I will spend the next few columns discussing exactly how to achieve those objectives in days or weeks, rather than months, years, or worse, never.

But you must start by eliminating fear from your practice. You must be willing to try new ideas without reservation. This is the most powerful advice I will ever share with you. New ideas allow for continued growth and improvement as advisors, counselors and friends.

I struggled for 16 years. Although I listened to great sales coaches including Brian Tracy, Tom Hopkins and Zig Ziglar, I could not find success. I went to speeches, listened to tapes and read columns by legends like Ben Feldman, Roger Zener, Tom Wolfe and John Savage, but it was not making any difference in my practice.

Now I understand that I was the problem. I was a coward. I was afraid to actually try their ideas. I worried that I would make even less if I tried these strategies, or scared that if I tried them, I still would not be very good. I was afraid of failure, and I was afraid to commit to the qualities that build excellence.

Then I was lucky enough to be fired. I was not fired because of poor production, but because of the miserable attitude I inflicted on everyone around me. My attitude deteriorated the longer my career suffered. But someone saw promise in me. He forced me to try the techniques I had been shown. I found success faster than I ever could have imagined. So now I am asking you to make a commitment to yourself:

Promise yourself that you will try three of the ideas you find in this and future columns within 48 hours of ­reading them. Try these ideas and practice them. It will be scary, because you will not be comfortable with them right away and it is ­easier to do what you already know. But if you try it, you will see instant positive results. Those results will occur because you found a way to overcome the fear we all face when we try new things. You will adapt and grow. Improved professionalism comes by adding new skills and techniques. And the most important skill for a successful career is the ability to ask amazing questions. We have been taught to tell people things. But it has not worked, and it never will!

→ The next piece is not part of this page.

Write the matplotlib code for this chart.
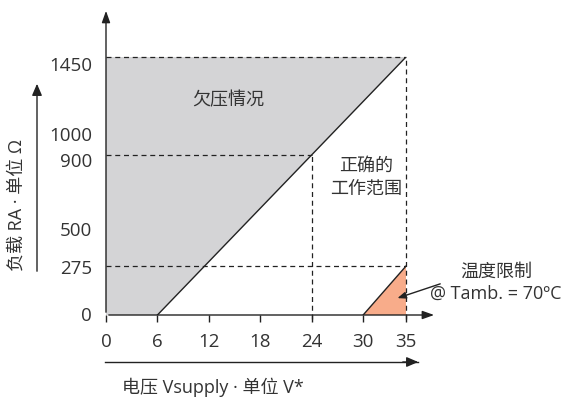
import numpy as np
import matplotlib
matplotlib.use("Agg")
import matplotlib.pyplot as plt
from matplotlib.transforms import ScaledTranslation

plt.rcParams['font.family'] = ['Open Sans', 'Noto Sans CJK SC', 'DejaVu Sans']

# data
x_ticks = [0, 6, 12, 18, 24, 30, 35]
y_ticks = [0, 275, 500, 900, 1000, 1450]
y_label_shift = [2, 0, -2, -4, 4, -6]   # px nudges of tick labels
v_min, v_max = 6, 35          # boundary line: R = 0 at 6 V, 1450 at 35 V
r_max = 1450
v_mid, r_mid = 24, 900
r_temp = 275
temp_v = [30, 35, 35]
temp_r = [0, 275, 0]

line_c = '#222222'
text_c = '#333333'
gray = '#d4d4d6'
orange = '#f8ac8a'
fs = 13
fs_tick = 13.5

W, H = 565, 402
fig = plt.figure(figsize=(W / 100, H / 100), dpi=100)
ax = fig.add_axes([106 / W, (H - 316) / H, 300 / W, 258 / H])
ax.set_xlim(0, 35)
ax.set_ylim(0, 1450)

# undervoltage region (above boundary line)
vx = np.array([0, v_min, v_max, 0])
ry = np.array([0, 0, r_max, r_max])
ax.fill(vx, ry, color=gray, lw=0, zorder=1)
ax.plot([v_min, v_max], [0, r_max], color=line_c, lw=1, zorder=3)

# temperature limited triangle
ax.fill(temp_v, temp_r, color=orange, lw=0, zorder=2)
ax.plot(temp_v[:2], temp_r[:2], color=line_c, lw=1, zorder=3)

dash = dict(color=line_c, lw=0.9, ls=(0, (4, 3)), zorder=3, clip_on=False)
ax.plot([0, v_max], [r_max, r_max], **dash)
ax.plot([v_max, v_max], [-25, r_max], **dash)
ax.plot([0, v_mid], [r_mid, r_mid], **dash)
ax.plot([v_mid, v_mid], [-25, r_mid], **dash)
ax.plot([0, v_max], [r_temp, r_temp], **dash)

# axes with arrows
for s in ax.spines.values():
    s.set_visible(False)
ax.annotate('', xy=(38.6, 0), xytext=(0, 0), xycoords='data',
            arrowprops=dict(arrowstyle='-|>,head_width=0.25,head_length=0.7',
                            color=line_c, lw=1), annotation_clip=False)
ax.annotate('', xy=(0, 1725), xytext=(0, 0), xycoords='data',
            arrowprops=dict(arrowstyle='-|>,head_width=0.25,head_length=0.7',
                            color=line_c, lw=1), annotation_clip=False)

ax.set_xticks(x_ticks)
ax.set_yticks(y_ticks)
ax.tick_params(axis='x', length=5, width=1, color=line_c, pad=7,
               labelsize=fs_tick, labelcolor=text_c)
ax.tick_params(axis='y', length=0, pad=10, labelsize=fs_tick, labelcolor=text_c)
for lab, dy in zip(ax.get_yticklabels(), y_label_shift):
    lab.set_transform(lab.get_transform() +
                      ScaledTranslation(0, dy / 100, fig.dpi_scale_trans))
ax.set_axisbelow(False)

# region labels
ax.text(14.2, 1215, '欠压情况', ha='center', va='center', fontsize=fs, color=text_c)
ax.text(30.4, 780, '正确的\n工作范围', ha='center', va='center', fontsize=fs,
        color=text_c, linespacing=1.3)
ax.text(45.5, 185, '温度限制\n@ Tamb. = 70ºC', ha='center', va='center',
        fontsize=fs, color=text_c, linespacing=1.3, clip_on=False)
ax.annotate('', xy=(33.7, 90), xytext=(39.3, 180),
            arrowprops=dict(arrowstyle='-|>,head_width=0.2,head_length=0.5',
                            color=line_c, lw=1), annotation_clip=False)

# axis titles with their own arrows
fig.add_artist(plt.Line2D([105 / W, 418 / W], [1 - 363 / H] * 2, color=line_c, lw=1))
fig.patches.append(matplotlib.patches.FancyArrowPatch(
    (400 / W, 1 - 363 / H), (421 / W, 1 - 363 / H), transform=fig.transFigure,
    arrowstyle='-|>,head_width=3,head_length=7', color=line_c, lw=1))
fig.text(122 / W, 1 - 387 / H, '电压 Vsupply · 单位 V*', ha='left', va='center',
         fontsize=fs, color=text_c)

fig.patches.append(matplotlib.patches.FancyArrowPatch(
    (37 / W, 1 - 275 / H), (37 / W, 1 - 82 / H), transform=fig.transFigure,
    arrowstyle='-|>,head_width=3,head_length=7', color=line_c, lw=1))
fig.text(17 / W, 1 - 205 / H, '负载 RA · 单位 Ω', ha='center', va='center',
         rotation=90, fontsize=fs, color=text_c)

fig.savefig('out.png', dpi=100)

Asking powerful questions is the key to success in our industry. I ask all the agents I work with to take a legal pad and go to a quiet place for an hour. I ask them to pretend they're the client, and to write down all the questions they would like to be asked if an agent or advisor was working with them. The process requires them to pretend they are in three different age categories.

Age 30: Questions should concern protection and accumulation.

Age 50: Questions should give consideration to accumulation, taxes and retirement income.

Age 70: Questions should encompass retirement income, taxes and preserving their legacy.

Going through the process helps them develop their own powerful questions. I do not want them to sound like me, but like the best possible version of themselves. In my experience, agents begin to see instant improvement. You can, too.

Next month's column will include a variety of amazing questions that will help you achieve the success you are searching for. But this month, right now, make a commitment to do something to accomplish a spectacular 2015 and build an amazing career.